LOS CREYENTES
Evidentemente, esta regla de vida no la podían cumplir los simples creyentes no iniciados, que podían pertenecer a cualquier clase social. Incluso curas hubo, y varios.
No debían mentir, ni robar, ni asesinar, pero tenían sus licencias en cuanto a la sexualidad, por ejemplo. Aunque no aprobaban el matrimonio, los cátaros preferían que se uniesen en parejas estables, a ser posible con otros creyentes. El concubinato, pensaban, no estaba revestido de una falsa sacralidad. Y en caso de que uno de los cónyuges fuese consolado, debía separarse automáticamente de su pareja, lo que era más fácil con este tipo de uniones.

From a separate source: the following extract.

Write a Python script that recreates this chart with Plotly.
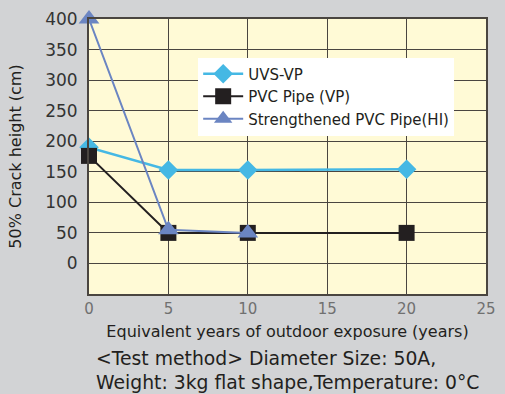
import plotly.graph_objects as go

years = [0, 5, 10, 20]
uvs_vp = [190, 153, 153, 154]
pvc_vp = [176, 50, 50, 50]
hi_years = [0, 5, 10]
pvc_hi = [400, 55, 50]

y_ticks = [0, 50, 100, 150, 200, 250, 300, 350, 400]
x_ticks = [0, 5, 10, 15, 20, 25]

FONT = "DejaVu Sans"

fig = go.Figure()
fig.add_trace(go.Scatter(
    x=years, y=uvs_vp, name="UVS-VP", mode="lines+markers",
    line=dict(color="#45b8e4", width=2.5),
    marker=dict(symbol="diamond", size=15, color="#45b8e4"),
    cliponaxis=False,
))
fig.add_trace(go.Scatter(
    x=years, y=pvc_vp, name="PVC Pipe (VP)", mode="lines+markers",
    line=dict(color="#231f20", width=2),
    marker=dict(symbol="square", size=16, color="#231f20"),
    cliponaxis=False,
))
fig.add_trace(go.Scatter(
    x=hi_years, y=pvc_hi, name="Strengthened PVC Pipe(HI)", mode="lines+markers",
    line=dict(color="#6b85c2", width=2),
    marker=dict(symbol="triangle-up", size=18, color="#6b85c2"),
    cliponaxis=False,
))

fig.update_layout(
    width=505, height=394,
    margin=dict(l=89, r=9, t=17, b=100),
    paper_bgcolor="#d2d3d5",
    plot_bgcolor="#fffad6",
    font=dict(family=FONT, color="#333333"),
    showlegend=True,
    legend=dict(
        x=0.275, y=0.86, xanchor="left", yanchor="top",
        bgcolor="#ffffff", borderwidth=0,
        font=dict(size=15, color="#231f20", family=FONT),
        itemwidth=40, tracegroupgap=0,
    ),
    xaxis=dict(
        range=[0, 25], tickvals=x_ticks, ticktext=[str(v) for v in x_ticks],
        showgrid=True, gridcolor="#4a4540", gridwidth=1.2,
        showline=True, linecolor="#4a4540", linewidth=2, mirror=True,
        zeroline=False, ticks="",
        tickfont=dict(size=15, color="#707070", family=FONT),
        title=dict(text="Equivalent years of outdoor exposure (years)",
                   font=dict(size=16, color="#231f20", family=FONT), standoff=9),
    ),
    yaxis=dict(
        range=[-50, 400], tickvals=y_ticks, ticktext=[str(v) for v in y_ticks],
        showgrid=True, gridcolor="#4a4540", gridwidth=1.2,
        showline=True, linecolor="#4a4540", linewidth=2, mirror=True,
        zeroline=False, ticks="", ticklabelstandoff=6,
        tickfont=dict(size=17, color="#333333", family=FONT),
        title=dict(text="50% Crack height (cm)",
                   font=dict(size=16, color="#231f20", family=FONT), standoff=20),
    ),
    annotations=[
        dict(text="&lt;Test method&gt; Diameter Size: 50A,<br>Weight: 3kg flat shape,Temperature: 0°C",
             xref="paper", yref="paper", x=0.013, y=-0.19, xanchor="left", yanchor="top",
             align="left", showarrow=False,
             font=dict(size=18.8, color="#231f20", family=FONT)),
    ],
)

fig.write_html("out.html")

Además, podían comer y beber lo que quisiesen, siempre con mesura, e intentando no abusar de las carnes. Tampoco es que en aquella época se comiese mucha carne.
Así, aunque los creyentes cátaros debían llevar una vida más o menos piadosa, no estaban sometidos a la dura regla de vida de los iniciados. En realidad, excepto por su especial dedicación a estos, a los que consideraban como santos vivos y a los que tenían que mostrar respeto durante el melhorament, eran exactamente iguales que los creyentes católicos de a pie y tenían unas obligaciones religiosas y éticas similares. De hecho, ni siquiera tenían que renunciar al bautismo cristiano, que habían recibido como todos.

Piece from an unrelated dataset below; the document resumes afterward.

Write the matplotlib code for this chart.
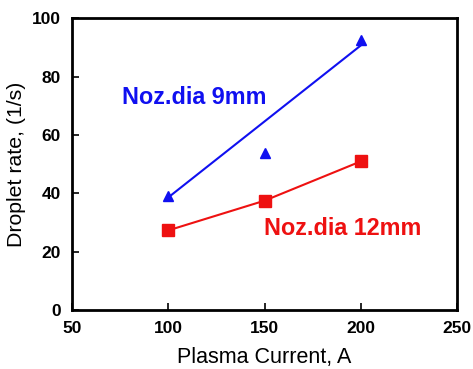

Eso sí, no tenían derecho a rezar el Padrenuestro, algo reservado para los cátaros consolados. Les quedaba el Benedicite y algunos rezos populares.

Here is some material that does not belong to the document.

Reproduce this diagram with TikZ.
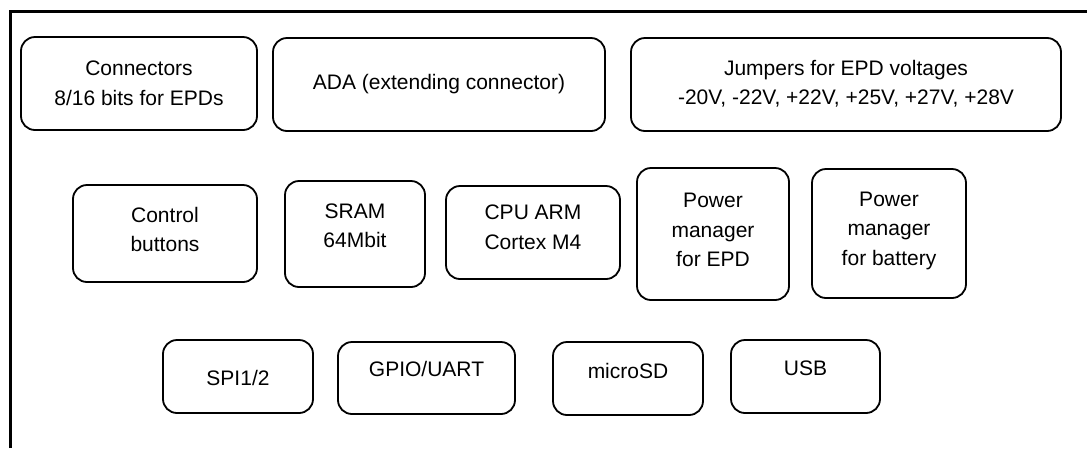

No había mayor honor para un creyente que recibir a algún iniciado en una casa por cualquier motivo. Cuando se daba la situación, los recibían con sus mejores viandas y les obsequiaban con un rico —pero vegetariano— ágape. Los creyentes, claro está, no tenían obligación de mantener sus reglas alimenticias, pero en presencia de uno de ellos solían abstenerse de comer carne por respeto.